GOAL OF THE EXERCISE
Take the listing from its first line through the line that contains "minimum height=64pt] (phys)" and please retype those lines exactly, leaving out the pictures.

SOURCE EXCERPT
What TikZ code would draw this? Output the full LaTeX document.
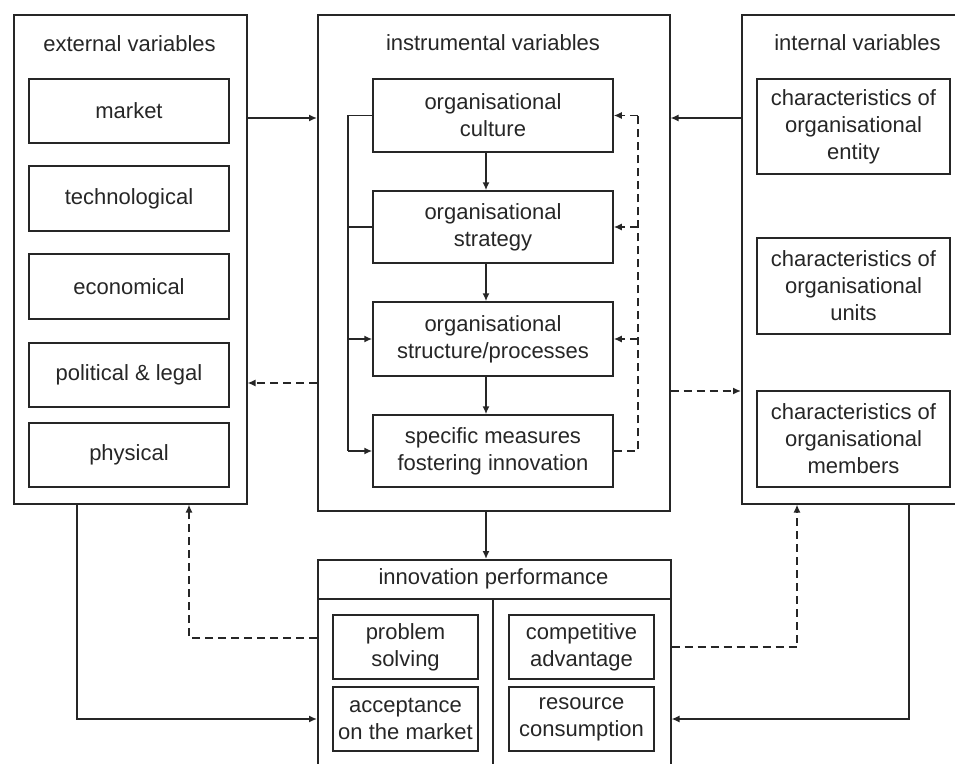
\documentclass[tikz,border=0pt]{standalone}
\usepackage{fontspec}
\setmainfont{Liberation Sans}
\usetikzlibrary{arrows.meta}
\begin{document}
\begin{tikzpicture}[x=1pt,y=-1pt,
  ln/.style={line width=1.5pt, draw=black!85},
  box/.style={ln, rectangle, inner sep=0pt, align=center, font=\fontsize{22}{27}\selectfont, text=black!85},
  frame/.style={ln, rectangle, inner sep=0pt},
  ttl/.style={inner sep=0pt, font=\fontsize{22}{27}\selectfont, text=black!85},
  arr/.style={ln, -{Latex[length=8pt,width=7pt]}},
  darr/.style={arr, dash pattern=on 8pt off 5pt},
  dln/.style={ln, dash pattern=on 8pt off 5pt}
]
\useasboundingbox (0,0) rectangle (955,763);
\clip (0,0) rectangle (955,763);

% external variables
\node[frame, anchor=north west, minimum width=233pt, minimum height=489pt] (ext) at (13,14) {};
\node[ttl] (extT) at (129.5,44) {external variables};
\node[box, minimum width=200pt, minimum height=64pt] (market) at (129,111) {market};
\node[box, minimum width=200pt, minimum height=65pt] (techno) at (129,198.5) {technological};
\node[box, minimum width=200pt, minimum height=65pt] (econ) at (129,286.5) {economical};
\node[box, minimum width=200pt, minimum height=64pt] (polit) at (129,375) {political \& legal};
\node[box, minimum width=200pt, minimum height=64pt] (phys) at (129,455) {physical};

% instrumental variables
\node[frame, anchor=north west, minimum width=352pt, minimum height=496pt] (mid) at (317,14) {};
\node[ttl] (midT) at (493,43) {instrumental variables};
\node[box, minimum width=240pt, minimum height=73pt] (culture) at (493,115.5) {organisational\\culture};
\node[box, minimum width=240pt, minimum height=72pt] (strategy) at (493,227) {organisational\\strategy};
\node[box, minimum width=240pt, minimum height=74pt] (structure) at (493,339) {organisational\\structure/processes};
\node[box, minimum width=240pt, minimum height=72pt] (specific) at (493,451) {specific measures\\fostering innovation};

% internal variables
\node[frame, anchor=north west, minimum width=225pt, minimum height=489pt] (int) at (741,14) {};
\node[ttl] (intT) at (857.5,43) {internal variables};
\node[box, minimum width=193pt, minimum height=95pt] (entity) at (853.5,126.5) {characteristics of\\organisational\\entity};
\node[box, minimum width=193pt, minimum height=96pt] (units) at (853.5,286) {characteristics of\\organisational\\units};
\node[box, minimum width=193pt, minimum height=96pt] (members) at (853.5,439) {characteristics of\\organisational\\members};

% innovation performance
\node[frame, anchor=north west, minimum width=353pt, minimum height=260pt] (innov) at (317,559) {};
\node[ttl] (innT) at (493.5,579) {innovation performance};
\coordinate (hdr) at (0,599);
\draw[ln] (innov.west |- hdr) -- (innov.east |- hdr);
\coordinate (dv) at (493,599);
\draw[ln] (dv) -- (innov.south -| dv);
\node[box, minimum width=145pt, minimum height=64pt] (problem) at (405.5,647) {problem\\solving};
\node[box, minimum width=145pt, minimum height=64pt] (accept) at (405.5,719) {acceptance\\on the market};
\node[box, minimum width=145pt, minimum height=64pt] (compet) at (581.5,647) {competitive\\advantage};
\node[box, minimum width=145pt, minimum height=64pt] (resource) at (581.5,719) {resource\\consumption};

% connectors between frames
\coordinate (yA) at (0,118);
\draw[arr] (ext.east |- yA) -- (mid.west |- yA);
\draw[arr] (int.west |- yA) -- (mid.east |- yA);
\coordinate (yB) at (0,383);
\draw[darr] (mid.west |- yB) -- (ext.east |- yB);
\coordinate (yC) at (0,391);
\draw[darr] (mid.east |- yC) -- (int.west |- yC);

% chain inside instrumental variables
\coordinate (ax) at (486,0);
\draw[arr] (culture.south -| ax) -- (strategy.north -| ax);
\draw[arr] (strategy.south -| ax) -- (structure.north -| ax);
\draw[arr] (structure.south -| ax) -- (specific.north -| ax);
\draw[arr] (mid.south -| ax) -- (innov.north -| ax);

% left bracket
\coordinate (bx) at (348,0);
\draw[ln] (culture.west) -- (culture.west -| bx) -- (specific.west -| bx);
\draw[ln] (strategy.west) -- (strategy.west -| bx);
\draw[arr] (structure.west -| bx) -- (structure.west);
\draw[arr] (specific.west -| bx) -- (specific.west);

% right dashed feedback
\coordinate (rx) at (638,0);
\draw[dln] (specific.east) -- (specific.east -| rx) -- (culture.east -| rx);
\draw[darr] (culture.east -| rx) -- (culture.east);
\draw[darr] (strategy.east -| rx) -- (strategy.east);
\draw[darr] (structure.east -| rx) -- (structure.east);

% bottom loops
\coordinate (lx) at (77,0);
\coordinate (yD) at (0,719);
\draw[arr] (ext.south -| lx) -- (lx |- yD) -- (innov.west |- yD);
\coordinate (dlx) at (189,0);
\coordinate (yE) at (0,638);
\draw[darr] (innov.west |- yE) -- (dlx |- yE) -- (ext.south -| dlx);
\coordinate (drx) at (797,0);
\coordinate (yF) at (0,647);
\draw[darr] (innov.east |- yF) -- (drx |- yF) -- (int.south -| drx);
\coordinate (rlx) at (909,0);
\draw[arr] (int.south -| rlx) -- (rlx |- yD) -- (innov.east |- yD);
\end{tikzpicture}
\end{document}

EXERCISE OUTPUT
What TikZ code would draw this? Output the full LaTeX document.
\documentclass[tikz,border=0pt]{standalone}
\usepackage{fontspec}
\setmainfont{Liberation Sans}
\usetikzlibrary{arrows.meta}
\begin{document}
\begin{tikzpicture}[x=1pt,y=-1pt,
  ln/.style={line width=1.5pt, draw=black!85},
  box/.style={ln, rectangle, inner sep=0pt, align=center, font=\fontsize{22}{27}\selectfont, text=black!85},
  frame/.style={ln, rectangle, inner sep=0pt},
  ttl/.style={inner sep=0pt, font=\fontsize{22}{27}\selectfont, text=black!85},
  arr/.style={ln, -{Latex[length=8pt,width=7pt]}},
  darr/.style={arr, dash pattern=on 8pt off 5pt},
  dln/.style={ln, dash pattern=on 8pt off 5pt}
]
\useasboundingbox (0,0) rectangle (955,763);
\clip (0,0) rectangle (955,763);

% external variables
\node[frame, anchor=north west, minimum width=233pt, minimum height=489pt] (ext) at (13,14) {};
\node[ttl] (extT) at (129.5,44) {external variables};
\node[box, minimum width=200pt, minimum height=64pt] (market) at (129,111) {market};
\node[box, minimum width=200pt, minimum height=65pt] (techno) at (129,198.5) {technological};
\node[box, minimum width=200pt, minimum height=65pt] (econ) at (129,286.5) {economical};
\node[box, minimum width=200pt, minimum height=64pt] (polit) at (129,375) {political \& legal};
\node[box, minimum width=200pt, minimum height=64pt] (phys) at (129,455) {physical};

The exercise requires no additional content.